Chael Sonnen Explains Motivation Behind His Heel Personna & Why He Embraces Being The Villain

After former UFC light heavyweight Chael Sonnen was suspended for two years by the Nevada Athletic Commission in July for testing positive for multiple banned substances, Sonnen is enjoying the opportunity to be honest.

After explaining how he knew he was cheating on another podcast, Sonnen did another candid interview with Jason Bryant of the Short Time Wrestling Podcast and discussed his heel personna and how it began in 2011 after he pled guilty to a money laundering charge while also testing positive for elevated testosterone levels after his loss to Anderson Silva.

“I got hit with a PED charge and a criminal charge in the same month,” said Sonnen. “The whole ‘silly me’ defense is a pretty good one. When you go, ‘Listen, I didn’t know. I didn’t know the rules.’ That works. That’s a good, solid defense. One time. I needed it twice in the same month. So I just knew I was beat. As far as a PR standpoint goes, this is a disaster. Anybody in politics will tell you that when there’s a problem you steer into it, so I came out of that mess and I just came out and said, ‘Yea, I’m a gangster. This is the life. This is what gangsters do.’

“Before I knew it they were making t-shirts that said ‘American Gangster’ on it. It became the No. 2 selling t-shirt of all time for Tapout. People just started going into it. I just kept going with it, too. ‘This is nothing. These are just the things I was caught for. You should hear what I got away with.’ I started going really hard into it. Yea, it was a lot of fun and it did turn it around.”

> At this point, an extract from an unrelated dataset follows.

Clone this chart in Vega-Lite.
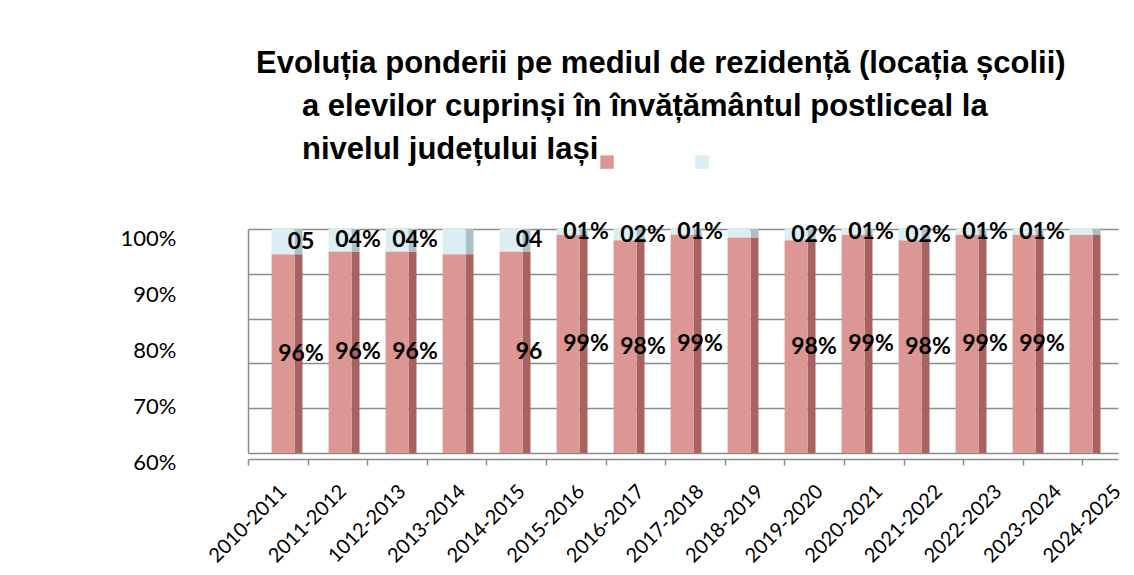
{
  "$schema": "https://vega.github.io/schema/vega-lite/v6.json",
  "autosize": "none",
  "width": 870,
  "height": 224,
  "padding": {"left": 248, "top": 229, "right": 16, "bottom": 122},
  "background": "white",
  "config": {"view": {"stroke": null}, "font": "Lato"},
  "title": {
    "text": [
      "Evoluția ponderii pe mediul de rezidență (locația școlii)",
      "\u2800\u2800a elevilor cuprinși în învățământul postliceal la",
      "\u2800\u2800nivelul județului Iași"
    ],
    "anchor": "start",
    "frame": "group",
    "dx": 8,
    "offset": -11,
    "font": "Liberation Sans",
    "fontSize": 31,
    "fontWeight": "bold",
    "color": "#000000",
    "lineHeight": 43
  },
  "data": {
    "values": [
      {"an": "2010-2011", "Urban": 95.5, "Rural": 4.5, "etUrban": "96%", "etRural": "05"},
      {"an": "2011-2012", "Urban": 96, "Rural": 4, "etUrban": "96%", "etRural": "04%"},
      {"an": "1012-2013", "Urban": 96, "Rural": 4, "etUrban": "96%", "etRural": "04%"},
      {"an": "2013-2014", "Urban": 95.5, "Rural": 4.5, "etUrban": "", "etRural": ""},
      {"an": "2014-2015", "Urban": 96, "Rural": 4, "etUrban": "96", "etRural": "04"},
      {"an": "2015-2016", "Urban": 99, "Rural": 1, "etUrban": "99%", "etRural": "01%"},
      {"an": "2016-2017", "Urban": 98, "Rural": 2, "etUrban": "98%", "etRural": "02%"},
      {"an": "2017-2018", "Urban": 99, "Rural": 1, "etUrban": "99%", "etRural": "01%"},
      {"an": "2018-2019", "Urban": 98.5, "Rural": 1.5, "etUrban": "", "etRural": ""},
      {"an": "2019-2020", "Urban": 98, "Rural": 2, "etUrban": "98%", "etRural": "02%"},
      {"an": "2020-2021", "Urban": 99, "Rural": 1, "etUrban": "99%", "etRural": "01%"},
      {"an": "2021-2022", "Urban": 98, "Rural": 2, "etUrban": "98%", "etRural": "02%"},
      {"an": "2022-2023", "Urban": 99, "Rural": 1, "etUrban": "99%", "etRural": "01%"},
      {"an": "2023-2024", "Urban": 99, "Rural": 1, "etUrban": "99%", "etRural": "01%"},
      {"an": "2024-2025", "Urban": 99, "Rural": 1, "etUrban": "", "etRural": ""}
    ]
  },
  "encoding": {
    "x": {
      "field": "an",
      "type": "nominal",
      "sort": null,
      "title": null,
      "scale": {"paddingInner": 0, "paddingOuter": 0.1316, "align": 0.433},
      "axis": {
        "labelAngle": -45,
        "labelAlign": "right",
        "labelBaseline": "top",
        "labelFontSize": 20,
        "labelColor": "#000000",
        "labelPadding": 16,
        "labelOverlap": false,
        "offset": 6,
        "domainColor": "#8c8c8c",
        "domainWidth": 1.5,
        "tickColor": "#8c8c8c",
        "tickSize": 6,
        "tickWidth": 1.5,
        "tickOffset": {"expr": "-35 + 36.4 * datum.index"},
        "labelOffset": 28,
        "grid": false
      }
    }
  },
  "layer": [
    {
      "transform": [{"fold": ["Urban", "Rural"], "as": ["mediu", "pct"]}],
      "mark": {"type": "bar", "width": 8, "xOffset": 15.5},
      "encoding": {
        "y": {
          "field": "pct",
          "type": "quantitative",
          "stack": "zero",
          "scale": {"domain": [60, 100], "clamp": true, "nice": false, "zero": false},
          "axis": {
            "orient": "left",
            "values": [60, 68, 76, 84, 92, 100],
            "grid": true,
            "gridColor": "#8c8c8c",
            "gridWidth": 1.6,
            "labels": false,
            "ticks": false,
            "domain": false,
            "title": null,
            "position": -10
          }
        },
        "color": {
          "condition": {"test": "datum.mediu === 'Urban'", "value": "#a8625f"},
          "value": "#a9c2c7"
        },
        "order": {"field": "mediu", "sort": "descending"}
      }
    },
    {
      "transform": [{"fold": ["Urban", "Rural"], "as": ["mediu", "pct"]}],
      "mark": {"type": "bar", "width": {"band": 0.4}},
      "encoding": {
        "y": {
          "field": "pct",
          "type": "quantitative",
          "stack": "zero",
          "scale": {"domain": [60, 100], "clamp": true, "nice": false, "zero": false},
          "axis": {
            "orient": "left",
            "values": [60, 70, 80, 90, 100],
            "labelExpr": "datum.value + '%'",
            "grid": false,
            "ticks": false,
            "tickSize": 0,
            "domain": true,
            "domainColor": "#8c8c8c",
            "domainWidth": 1.5,
            "labelPadding": 72,
            "labelOffset": 9,
            "labelFontSize": 22,
            "labelColor": "#000000",
            "title": null
          }
        },
        "color": {
          "field": "mediu",
          "type": "nominal",
          "scale": {"domain": ["Urban", "Rural"], "range": ["#dc9795", "#dbeef4"]},
          "legend": {
            "orient": "none",
            "legendX": 352,
            "legendY": -74,
            "direction": "horizontal",
            "title": null,
            "labelExpr": "''",
            "symbolType": "square",
            "symbolSize": 180,
            "symbolStrokeWidth": 0,
            "columnPadding": 81,
            "labelOffset": 0,
            "padding": 0
          }
        },
        "order": {"field": "mediu", "sort": "descending"}
      }
    },
    {
      "mark": {"type": "text", "dx": 18, "fontSize": 23, "fontWeight": "bold", "baseline": "middle", "align": "center", "color": "#000000"},
      "encoding": {
        "y": {"field": "Urban", "type": "quantitative", "scale": {"domain": [60, 140], "nice": false, "zero": false}, "axis": null},
        "text": {"field": "etUrban"}
      }
    },
    {
      "mark": {"type": "text", "dx": 18, "fontSize": 23, "fontWeight": "bold", "baseline": "middle", "align": "center", "color": "#000000"},
      "encoding": {
        "y": {"field": "Urban", "type": "quantitative", "scale": {"domain": [20, 100], "nice": false, "zero": false}, "axis": null},
        "text": {"field": "etRural"}
      }
    }
  ],
  "resolve": {"scale": {"y": "independent"}}
}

Sonnen then laid out his plan to turn into the bad guy.

“Whenever you can evoke a strong emotion and want somebody to tune in, whether it’s to see you win or get beat up, and I’ve been on both sides of that, it’s a win,” said Sonnen. “What you don’t want is for somebody to not care. Whenever they have no feeling at all, that’s bad. Even if they kind of like you or they kind of don’t, that’s also bad. It’s got to be a strong emotion one way or the other.

“For me, I prefer to be the heel. I just have always preferred to incite them and make them angry. I had death threats in Brazil, but if you’re a heel, this is a major win. What’s stronger than that? It’s always fun for me. One thing I picked up on was that nobody else wanted that. If you’re up there competing for popularity, well, everybody wants to be liked. Everyone wants to be patted on the back. Now you’re competing with everybody. If you go to the other end of the pool, you can have the water all to yourself. I became the biggest heel in MMA and possibly in sports kind of by just swimming down there and saying, ‘Well, I want to be down here.’ If I could do it over again, I’d definitely chose the same route. I might have laid it on a bit thicker at times but I would never go back.”